Day 1: We started with a yoga practice on Friday. I was fine for the first 20 minutes, however, afterwards, my arms felt weak after we practiced the 20th downward facing dog (Adho Mukha Svanasana). I kept sinking into my shoulders and I didn’t stretch my arms properly. Phew, good thing is, I’m so conscious and mindful about these things, that I can directly correct myself. The bad thing is I was really fighting to hold the asana. And then we even practiced Chaturanga and upward facing dog (Urdhva Mukha Svanasana), but I somehow found my breath, strength and will power from within to flow through the sequence. And I really loved it.

The second part of day 1 consisted of breathing techniques and body scan methods. We went through them last time and our homework was to guide a small group through one of these 2 exercises. We went into groups of 5 and one person led through the meditation and breathing exercise. I started in our group, not because I’m a geek, but it actually enables me to really do it how I would do it, without the influence of the others and their ways of working. I decided to lead my participants through an active Savasana with the help of a body scan. I do love body scans, as we can all use a bit more feeling and mindfulness regarding our body, that walks us through life day in, day out.

Take good care of your body and yourself. It walks you through life, every single day.

I realised as well, how much we take our breathing for granted, but how do we know that there will be another breath in after we breathed out? I will leave this with you. Just think about it and treasure your body, your breath, everything that you are to the fullest. Be grateful for everything that is already there.

Don’t take your breath for granted.

We ended the exercise with feedback and discussed things like timing and pace, whether to address your students with “you” (Plural) or “you” (Singular) – yes in German there is a actually a difference. It’s complicated… We were recommended to speak in Singular in order to make people feel treated as an individual. Makes total sense!

Day 2: We started at 9am with a yoga practice with Nella. I set my alarm that morning for 7.25am, but you know that’s the thing it didn’t go off. So, I slept until almost 8am which was tight timing, considering that I always need breakfast.

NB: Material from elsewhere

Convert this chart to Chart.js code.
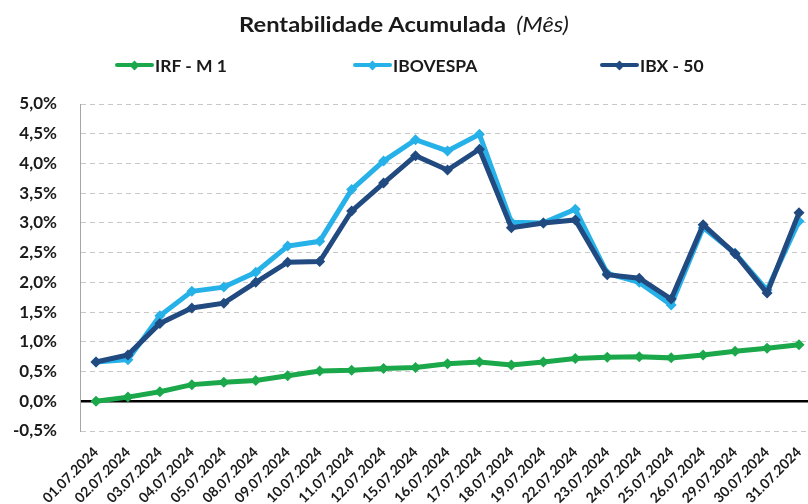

So, I tried multi-tasking, getting dressed and preparing my porridge plus packing my stuff out. Who created multi-tasking anyways? It is completely stressful and in the end things take even longer, or is it just me? No, I really want to go to single-tasking, it is less stressful, and focus is key, as we all know. Whilst I’m still struggling with this at times, I can feel my progress and my self-discipline is increasing. We revised asanas from the previous week and also learned assists on warrior 2 (Virabhadrasana 2). Really helpful and I can see how, if done properly, the assists have such a great impact on the posture in this asana. It’s fascinating how our bodies work and how they always try to compensate for body parts that are less stretched, for example. We also did other standing poses such as warrior 3 (Virabhadrsana 3). Haha, after practising this pose in the middle of the room and literally everyone letting the standing foot slip inside, we moved over to the wall to practice this pose, with more resistance. And again, I felt that my body always wanted to move away from the wall to compensate what my balance and strength wasn’t able to deliver.

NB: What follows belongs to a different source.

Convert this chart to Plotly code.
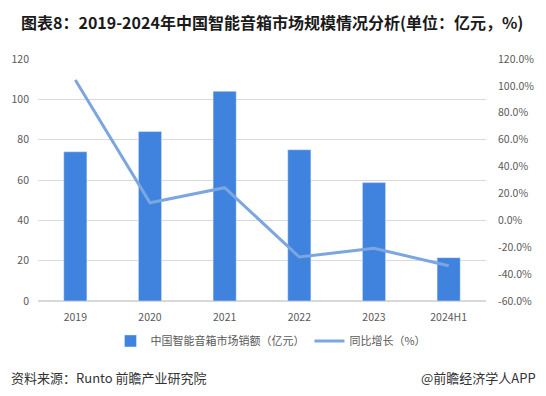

After this pretty sweaty asana practice, we did a bit of theory in our script and started with sequencing. It seemed clear to me in which order you’d put various asanas, however I found it difficult once we added asanas that I’m not practicing as often, so I wasn’t too familiar with how you’d integrate them into a sequence. But hey, that is exactly why I’m doing the YTT, I want to learn as much as I can, as deeply as possible. We also got some homework on sequencing as well as categorising standing poses, so let’s see how this works out. So happy to be able to learn something that I love!

Day 3: We started at 9am again, but this time with our yoga philosophy teacher Ralph. The day commenced with some lovely breathing exercises that calmed us down and made us more grounded. The highlight for me was to breathe in when you go into a stretch with your body, instead of breathing out. Usually when doing a forward bend, we tend to breathe out automatically, however in order to widen the lower back area, it is great to breathe in. I felt different and lighter in a way. We practiced different ways of Pranayama and I indulged in Savasana before the break.

The second part of the day was yoga philosophy with focus on the ‘Yogasutra’. We work with Ralph’s translation and interpretation of Patanjalis’ Yogasutra and I keep thinking just how helpful it is to make this piece of yoga accessible for us through someone so experienced and wise. The core message for me so far is that we need to free ourselves from pain (dukha), that we need to become silent and still, that we must realise that we are nothing of what we believed we are in the first place and only by giving up this thought, we can be freed and free of pain. In school, I never liked subjects such as religion and history, but now I’m fully hooked to the topics we discuss during the YTT. Of course, I’ve chosen to do this, but I also find it fascinating to really understand the word Yoga, where it stems from and where it can take us, if we keep working on ourselves. And as I understand it, it can take us to Purusha, which is when the seer in us has become fully silent and peaceful.